Congress can, and should, make America safer with a robust and strategic Phase Zero initiative that engages the U.S. government, nongovernmental organizations and the private sector to synergistically prevent conflict and promote security, development, and governance rooted in the rule of law. Such an initiative — accompanied by other targeted reforms to our foreign assistance programs — would fill a dangerous vacuum that military intervention alone simply cannot address. Proactive conflict-prevention strategies are far less expensive in terms of resources and lives expended than reactive use of our Armed Forces.

Development experts under the auspices of USAID, State Department, the Millennium Challenge Corporation, and other federal agencies must be fully committed to a coherent whole-of-government stability-enhancement strategy that will protect America’s interests in the modern security environment while minimizing the exposure of our young men and women to harm’s way.

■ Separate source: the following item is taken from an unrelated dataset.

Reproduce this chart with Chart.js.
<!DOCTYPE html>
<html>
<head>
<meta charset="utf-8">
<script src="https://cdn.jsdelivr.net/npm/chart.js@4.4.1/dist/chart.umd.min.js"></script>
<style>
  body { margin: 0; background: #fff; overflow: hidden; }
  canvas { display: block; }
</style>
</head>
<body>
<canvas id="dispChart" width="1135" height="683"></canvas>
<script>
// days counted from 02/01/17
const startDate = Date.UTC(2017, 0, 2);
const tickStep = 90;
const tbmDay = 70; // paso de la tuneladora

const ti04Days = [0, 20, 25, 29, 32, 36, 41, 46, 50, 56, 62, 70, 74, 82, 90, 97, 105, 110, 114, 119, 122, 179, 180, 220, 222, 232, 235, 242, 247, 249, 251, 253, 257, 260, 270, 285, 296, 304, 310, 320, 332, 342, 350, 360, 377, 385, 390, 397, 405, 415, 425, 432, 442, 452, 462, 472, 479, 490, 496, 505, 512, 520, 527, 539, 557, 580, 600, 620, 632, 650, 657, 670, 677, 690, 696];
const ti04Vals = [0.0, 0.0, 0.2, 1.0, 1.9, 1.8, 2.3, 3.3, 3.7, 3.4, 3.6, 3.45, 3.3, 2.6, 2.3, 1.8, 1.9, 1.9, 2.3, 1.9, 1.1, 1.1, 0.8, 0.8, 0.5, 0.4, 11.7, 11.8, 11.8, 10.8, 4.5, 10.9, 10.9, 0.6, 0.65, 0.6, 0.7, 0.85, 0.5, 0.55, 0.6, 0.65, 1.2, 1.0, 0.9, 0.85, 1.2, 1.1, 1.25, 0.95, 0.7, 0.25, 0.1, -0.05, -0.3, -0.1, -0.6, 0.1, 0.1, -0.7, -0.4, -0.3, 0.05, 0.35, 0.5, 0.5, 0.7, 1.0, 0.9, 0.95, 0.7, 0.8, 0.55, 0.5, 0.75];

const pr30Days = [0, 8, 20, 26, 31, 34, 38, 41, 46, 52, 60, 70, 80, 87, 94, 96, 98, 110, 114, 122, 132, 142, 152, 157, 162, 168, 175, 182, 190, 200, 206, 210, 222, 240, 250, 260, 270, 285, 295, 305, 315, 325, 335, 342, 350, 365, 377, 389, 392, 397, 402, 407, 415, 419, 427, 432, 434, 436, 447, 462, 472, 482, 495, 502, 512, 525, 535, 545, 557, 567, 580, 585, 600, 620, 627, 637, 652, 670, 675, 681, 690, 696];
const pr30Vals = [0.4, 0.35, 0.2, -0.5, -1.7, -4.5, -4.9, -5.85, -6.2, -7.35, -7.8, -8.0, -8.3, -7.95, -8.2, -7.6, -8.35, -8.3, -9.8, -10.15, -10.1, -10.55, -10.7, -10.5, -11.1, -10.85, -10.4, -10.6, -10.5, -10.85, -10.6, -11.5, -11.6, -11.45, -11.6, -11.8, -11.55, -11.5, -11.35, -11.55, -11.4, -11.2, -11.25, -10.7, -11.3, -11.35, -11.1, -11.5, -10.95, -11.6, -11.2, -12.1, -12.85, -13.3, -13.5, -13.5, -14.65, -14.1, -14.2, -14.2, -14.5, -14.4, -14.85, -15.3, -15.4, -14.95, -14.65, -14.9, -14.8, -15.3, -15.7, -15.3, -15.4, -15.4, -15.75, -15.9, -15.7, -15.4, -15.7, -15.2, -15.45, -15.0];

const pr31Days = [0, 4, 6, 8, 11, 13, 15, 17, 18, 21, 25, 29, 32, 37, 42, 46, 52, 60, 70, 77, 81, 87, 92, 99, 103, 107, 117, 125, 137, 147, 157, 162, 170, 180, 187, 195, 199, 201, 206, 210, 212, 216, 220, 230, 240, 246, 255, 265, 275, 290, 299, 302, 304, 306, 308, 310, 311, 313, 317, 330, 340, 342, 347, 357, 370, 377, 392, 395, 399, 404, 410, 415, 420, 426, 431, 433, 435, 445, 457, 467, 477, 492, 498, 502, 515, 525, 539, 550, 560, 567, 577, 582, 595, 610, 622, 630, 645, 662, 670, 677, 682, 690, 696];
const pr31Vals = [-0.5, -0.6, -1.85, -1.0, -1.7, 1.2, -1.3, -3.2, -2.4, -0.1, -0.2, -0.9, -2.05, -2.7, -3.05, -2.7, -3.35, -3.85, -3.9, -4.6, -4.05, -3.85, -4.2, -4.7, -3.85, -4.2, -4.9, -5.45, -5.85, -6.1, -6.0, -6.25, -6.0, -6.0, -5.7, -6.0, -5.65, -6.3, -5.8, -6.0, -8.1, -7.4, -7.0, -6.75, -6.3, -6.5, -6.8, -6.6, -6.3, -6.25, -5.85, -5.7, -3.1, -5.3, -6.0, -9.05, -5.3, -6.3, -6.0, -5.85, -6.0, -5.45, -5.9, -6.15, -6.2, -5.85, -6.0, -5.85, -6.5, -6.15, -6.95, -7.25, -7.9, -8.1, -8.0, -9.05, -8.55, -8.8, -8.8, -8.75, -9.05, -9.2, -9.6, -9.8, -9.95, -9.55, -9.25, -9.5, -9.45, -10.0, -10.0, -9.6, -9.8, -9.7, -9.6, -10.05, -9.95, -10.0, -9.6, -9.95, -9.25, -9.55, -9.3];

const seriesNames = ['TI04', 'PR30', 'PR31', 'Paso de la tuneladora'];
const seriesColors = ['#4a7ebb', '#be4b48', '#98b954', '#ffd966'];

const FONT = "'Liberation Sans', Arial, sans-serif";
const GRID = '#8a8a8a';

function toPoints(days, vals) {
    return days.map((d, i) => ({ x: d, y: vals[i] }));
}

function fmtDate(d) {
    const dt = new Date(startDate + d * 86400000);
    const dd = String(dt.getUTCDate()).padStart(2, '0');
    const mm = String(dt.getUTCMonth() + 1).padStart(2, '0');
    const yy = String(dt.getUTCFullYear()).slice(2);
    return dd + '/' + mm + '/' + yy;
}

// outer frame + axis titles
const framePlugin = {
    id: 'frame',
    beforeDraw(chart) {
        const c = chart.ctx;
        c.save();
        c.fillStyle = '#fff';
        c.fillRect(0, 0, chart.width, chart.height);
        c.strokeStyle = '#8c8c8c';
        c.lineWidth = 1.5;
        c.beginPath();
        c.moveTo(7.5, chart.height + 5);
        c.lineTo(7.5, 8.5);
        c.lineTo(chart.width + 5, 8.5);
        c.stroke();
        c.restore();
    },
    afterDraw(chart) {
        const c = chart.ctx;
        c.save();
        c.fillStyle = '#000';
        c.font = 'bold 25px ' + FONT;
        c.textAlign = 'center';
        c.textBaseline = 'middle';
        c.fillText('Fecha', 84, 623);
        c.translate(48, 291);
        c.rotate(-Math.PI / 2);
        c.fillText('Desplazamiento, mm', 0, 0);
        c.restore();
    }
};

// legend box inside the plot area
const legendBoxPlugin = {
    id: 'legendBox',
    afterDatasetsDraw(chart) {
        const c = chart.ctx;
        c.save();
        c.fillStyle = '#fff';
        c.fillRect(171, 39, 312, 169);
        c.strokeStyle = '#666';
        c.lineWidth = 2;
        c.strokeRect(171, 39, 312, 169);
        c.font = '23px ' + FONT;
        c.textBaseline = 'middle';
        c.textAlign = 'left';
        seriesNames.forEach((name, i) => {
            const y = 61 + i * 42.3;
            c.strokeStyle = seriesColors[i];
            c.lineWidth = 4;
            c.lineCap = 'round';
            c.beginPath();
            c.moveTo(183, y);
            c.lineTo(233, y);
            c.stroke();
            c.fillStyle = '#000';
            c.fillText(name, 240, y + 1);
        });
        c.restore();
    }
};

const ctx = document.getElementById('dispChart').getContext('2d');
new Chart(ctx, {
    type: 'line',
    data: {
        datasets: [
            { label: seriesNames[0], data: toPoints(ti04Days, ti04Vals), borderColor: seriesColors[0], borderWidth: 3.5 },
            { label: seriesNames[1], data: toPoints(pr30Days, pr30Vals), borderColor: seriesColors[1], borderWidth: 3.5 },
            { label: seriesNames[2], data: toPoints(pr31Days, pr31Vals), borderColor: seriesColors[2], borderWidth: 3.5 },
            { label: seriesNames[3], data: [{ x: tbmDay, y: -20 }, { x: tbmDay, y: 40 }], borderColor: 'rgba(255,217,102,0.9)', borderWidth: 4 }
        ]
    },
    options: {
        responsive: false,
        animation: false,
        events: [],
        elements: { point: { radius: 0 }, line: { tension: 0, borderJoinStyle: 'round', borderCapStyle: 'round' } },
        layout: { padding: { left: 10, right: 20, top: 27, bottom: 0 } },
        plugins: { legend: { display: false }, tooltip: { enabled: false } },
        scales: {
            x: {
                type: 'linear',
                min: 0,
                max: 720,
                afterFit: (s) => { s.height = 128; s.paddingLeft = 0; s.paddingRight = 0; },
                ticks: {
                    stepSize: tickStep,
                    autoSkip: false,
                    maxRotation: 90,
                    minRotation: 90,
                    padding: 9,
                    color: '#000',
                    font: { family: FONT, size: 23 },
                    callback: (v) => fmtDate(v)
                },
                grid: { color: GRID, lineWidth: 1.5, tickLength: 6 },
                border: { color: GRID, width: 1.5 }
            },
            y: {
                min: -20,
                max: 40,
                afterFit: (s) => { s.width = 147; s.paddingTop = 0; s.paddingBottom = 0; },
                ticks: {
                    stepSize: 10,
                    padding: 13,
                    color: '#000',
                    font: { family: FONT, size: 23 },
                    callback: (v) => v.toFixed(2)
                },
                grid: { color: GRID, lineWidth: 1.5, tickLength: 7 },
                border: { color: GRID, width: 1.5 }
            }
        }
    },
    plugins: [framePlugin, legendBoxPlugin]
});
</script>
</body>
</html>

The faithful service, courage and sacrifice of our service members deserves and demands that we address and develop the strongest possible strategy for conflict-prevention that our nation can muster. Cutting the International Affairs budget will hurt our country’s ability to stop new conflicts from forming, and will place our interests, values and the lives of our men and women in uniform at risk. Congress should reject the administration’s proposed cuts and instead fully fund the international affairs budget. Our military is counting on it.

Admiral (Ret.) Michael Mullen served as chairman of the Joint Chiefs of Staff from 2007 to 2011. General (Ret.) James Jones was commandant of the Marine Corps and served as Supreme Allied Commander-Europe from 2003 to 2006.